こころの健康コラム【vol_04】
第四回「タバコの功罪」
タバコについては、肺がん、心臓病や副流煙など健康への害が指摘されていて、最近では保険診療で、禁煙治療が行われるようになりました。熊本市では路上禁煙の動きもあります。愛煙家にと っては肩身が狭くなる一方です。
ところでタバコとは百害あって一利なしの存在なのでしょうか?私の診察室でも、健康のためタバコをやめたいけど、ストレスでかえってタバコの量が増えてしまっているなどといわれる患者さんがたくさん居られます。確かにタバコ を吸うと気分が落ち着くし、頭がすっきりします。ある研究では、タバコには、眠いときには覚醒度を上げ集中力を増し、覚醒度が高すぎるときには覚醒度を下げてリラックスさせる作用があるという結果が出ていました。そういう意味ではタバコは、気のせいでなく 実際に安定剤のようにこころに作用する面はあるようです。
しかし、作用の割には副作用(害)が強すぎます。一昔前、タバコを吸う人には、アルツハイマー病になる人が少ないというデータがあり、喫煙がアルツハイマー病の予防に役立っているといわれている時期がありました。その後の調査で、喫煙者は喫煙のため寿命が短くなるので、アルツハイマー病にかかる前に死んでしまう人が多いのがその理由だったことがわかりました。なんとも恐ろしい話です。

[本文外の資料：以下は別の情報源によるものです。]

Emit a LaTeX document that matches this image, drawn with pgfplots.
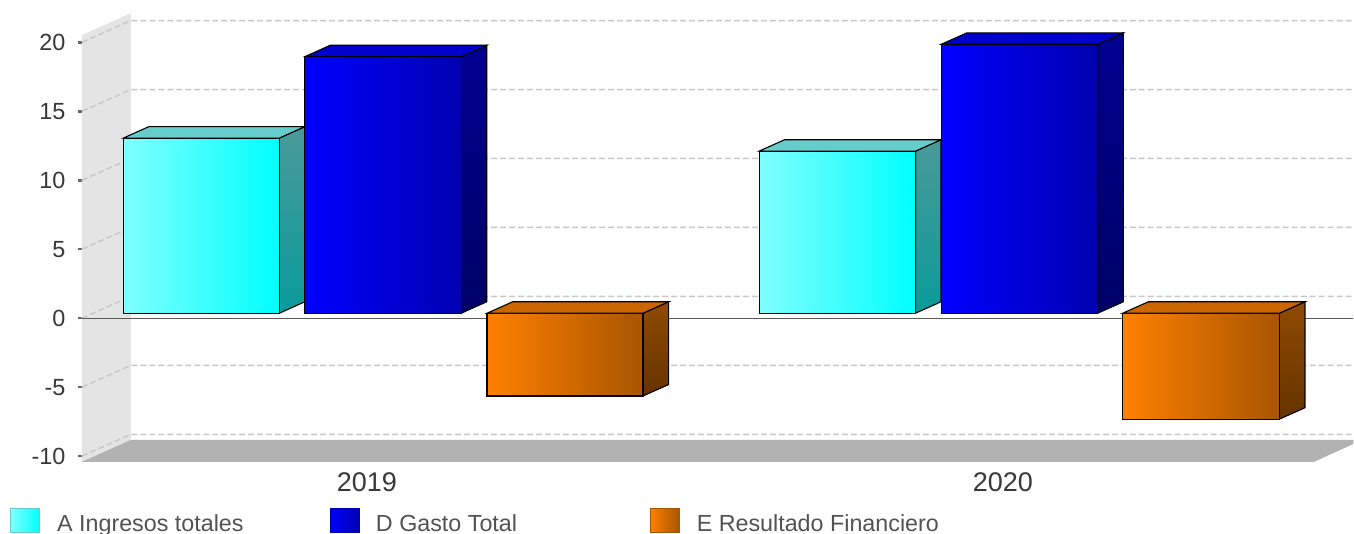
\documentclass[border=0pt]{standalone}
\usepackage{fontspec}
\setmainfont{Liberation Sans}
\usepackage{pgfplots}
\pgfplotsset{compat=1.18}
\definecolor{gridc}{HTML}{C8C8C8}
\definecolor{wallc}{HTML}{E4E4E4}
\definecolor{floorc}{HTML}{B2B2B2}
\definecolor{cyL}{HTML}{80FFFF}
\definecolor{cyR}{HTML}{00FFFF}
\definecolor{cyT}{HTML}{66CCCC}
\definecolor{cyS1}{HTML}{4A9A9A}
\definecolor{cyS2}{HTML}{0A9A9A}
\definecolor{blL}{HTML}{0000FF}
\definecolor{blR}{HTML}{0000B0}
\definecolor{blT}{HTML}{0000CC}
\definecolor{blS1}{HTML}{000090}
\definecolor{blS2}{HTML}{000066}
\definecolor{orL}{HTML}{FF8000}
\definecolor{orR}{HTML}{A85500}
\definecolor{orT}{HTML}{CC6600}
\definecolor{orS1}{HTML}{8F4A00}
\definecolor{orS2}{HTML}{663300}
\tikzset{
 gl/.style={draw=gridc,line width=1.5pt,dash pattern=on 6pt off 3pt},
 fc/.style={draw=black,line width=1.1pt},
}
\begin{document}
\begin{tikzpicture}
\begin{axis}[
 scale only axis,width=1272pt,height=414pt,
 xmin=82,xmax=1354,ymin=-10,ymax=20,
 clip=false,no markers,
 axis line style={draw=none},
 xtick={367,1003.5},xticklabels={2019,2020},
 ytick={-10,-5,0,5,10,15,20},
 xtick pos=bottom,ytick pos=left,
 tick align=outside,
 xtick style={draw=none},
 ytick style={draw=black!60,line width=2.5pt},
 major tick length=4pt,
 yticklabel style={font=\fontsize{23.4}{26}\selectfont,text=black!78,xshift=-9pt},
 xticklabel style={font=\fontsize{27}{30}\selectfont,text=black!78,yshift=-9pt},
 /pgf/number format/assume math mode=true,
]
% walls
\addplot[draw=none,fill=wallc] coordinates {(82,-10.41)(131,-8.82)(131,22.12)(82,20.53)} -- cycle;
\addplot[draw=none,fill=floorc] coordinates {(82,-10.41)(131,-8.82)(1354,-8.82)(1354,-9.12)(1315,-10.41)} -- cycle;
% grid
\addplot[gl] coordinates {(82,-10)(131,-8.42)(1354,-8.42)};
\addplot[gl] coordinates {(82,-5)(131,-3.42)(1354,-3.42)};
\addplot[gl] coordinates {(82,0)(131,1.58)(1354,1.58)};
\addplot[gl] coordinates {(82,5)(131,6.58)(1354,6.58)};
\addplot[gl] coordinates {(82,10)(131,11.58)(1354,11.58)};
\addplot[gl] coordinates {(82,15)(131,16.58)(1354,16.58)};
\addplot[gl] coordinates {(82,20)(131,21.58)(1354,21.58)};
% zero line
\addplot[draw=black!65,line width=1pt] coordinates {(82,0)(1354,0)};
% 2019 cyan (12.7)
\addplot[fc,shade,top color=cyS1,bottom color=cyS2] coordinates {(279.5,0.36)(305,1.19)(305,13.89)(279.5,13.06)} -- cycle;
\addplot[fc,fill=cyT] coordinates {(123.5,13.06)(149,13.89)(305,13.89)(279.5,13.06)} -- cycle;
\addplot[fc,shade,left color=cyL,right color=cyR] coordinates {(123.5,0.36)(279.5,0.36)(279.5,13.06)(123.5,13.06)} -- cycle;
% 2019 blue (18.6)
\addplot[fc,shade,top color=blS1,bottom color=blS2] coordinates {(461.5,0.36)(487,1.19)(487,19.79)(461.5,18.96)} -- cycle;
\addplot[fc,fill=blT] coordinates {(305,18.96)(330.5,19.79)(487,19.79)(461.5,18.96)} -- cycle;
\addplot[fc,shade,left color=blL,right color=blR] coordinates {(305,0.36)(461.5,0.36)(461.5,18.96)(305,18.96)} -- cycle;
% 2019 orange (-6.0)
\addplot[fc,shade,top color=orS1,bottom color=orS2] coordinates {(643.3,-5.64)(669,-4.81)(669,1.19)(643.3,0.36)} -- cycle;
\addplot[fc,fill=orT] coordinates {(487.3,0.36)(513,1.19)(669,1.19)(643.3,0.36)} -- cycle;
\addplot[fc,shade,left color=orL,right color=orR] coordinates {(487.3,-5.64)(643.3,-5.64)(643.3,0.36)(487.3,0.36)} -- cycle;
% 2020 cyan (11.75)
\addplot[fc,shade,top color=cyS1,bottom color=cyS2] coordinates {(916,0.36)(941.5,1.19)(941.5,12.94)(916,12.11)} -- cycle;
\addplot[fc,fill=cyT] coordinates {(759.5,12.11)(785,12.94)(941.5,12.94)(916,12.11)} -- cycle;
\addplot[fc,shade,left color=cyL,right color=cyR] coordinates {(759.5,0.36)(916,0.36)(916,12.11)(759.5,12.11)} -- cycle;
% 2020 blue (19.5)
\addplot[fc,shade,top color=blS1,bottom color=blS2] coordinates {(1098.3,0.36)(1124,1.19)(1124,20.69)(1098.3,19.86)} -- cycle;
\addplot[fc,fill=blT] coordinates {(941.7,19.86)(967.5,20.69)(1124,20.69)(1098.3,19.86)} -- cycle;
\addplot[fc,shade,left color=blL,right color=blR] coordinates {(941.7,0.36)(1098.3,0.36)(1098.3,19.86)(941.7,19.86)} -- cycle;
% 2020 orange (-7.68)
\addplot[fc,shade,top color=orS1,bottom color=orS2] coordinates {(1280,-7.32)(1305.7,-6.49)(1305.7,1.19)(1280,0.36)} -- cycle;
\addplot[fc,fill=orT] coordinates {(1123.3,0.36)(1149,1.19)(1305.7,1.19)(1280,0.36)} -- cycle;
\addplot[fc,shade,left color=orL,right color=orR] coordinates {(1123.3,-7.32)(1280,-7.32)(1280,0.36)(1123.3,0.36)} -- cycle;
% legend swatches
\addplot[draw=cyT,line width=.8pt,shade,left color=cyL,right color=cyR] coordinates {(10.5,-15.56)(39.5,-15.56)(39.5,-13.78)(10.5,-13.78)} -- cycle;
\addplot[draw=blR,line width=.8pt,shade,left color=blL,right color=blR] coordinates {(330.5,-15.56)(359.5,-15.56)(359.5,-13.78)(330.5,-13.78)} -- cycle;
\addplot[draw=orR,line width=.8pt,shade,left color=orL,right color=orR] coordinates {(650.5,-15.56)(679.5,-15.56)(679.5,-13.78)(650.5,-13.78)} -- cycle;
\tikzset{lt/.style={overlay,anchor=base west,inner sep=0pt,text=black!68,font=\fontsize{23.3}{26}\selectfont}}
\node[lt] at (axis cs:57,-15.47) {A Ingresos totales};
\node[lt] at (axis cs:376,-15.47) {D Gasto Total};
\node[lt] at (axis cs:697,-15.47) {E Resultado Financiero};
\coordinate (bl) at (axis cs:0,-15.56);
\coordinate (tr) at (axis cs:1354,23.07);
\end{axis}
\path (bl) rectangle (tr);
\end{tikzpicture}
\end{document}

実は、私も度重なる失敗の末に8年前より禁煙が継続中です。 私の豊富な失敗経験から、絶対にタバコがやめられる方法をお教えします。それは、禁煙始めたら「最初の1本を吸わない」ことです。当たり前すぎてばかばかしいようですがこのことだけ考えて徹底的にこのことを守れば禁煙は必ず続きます。お試しあれ。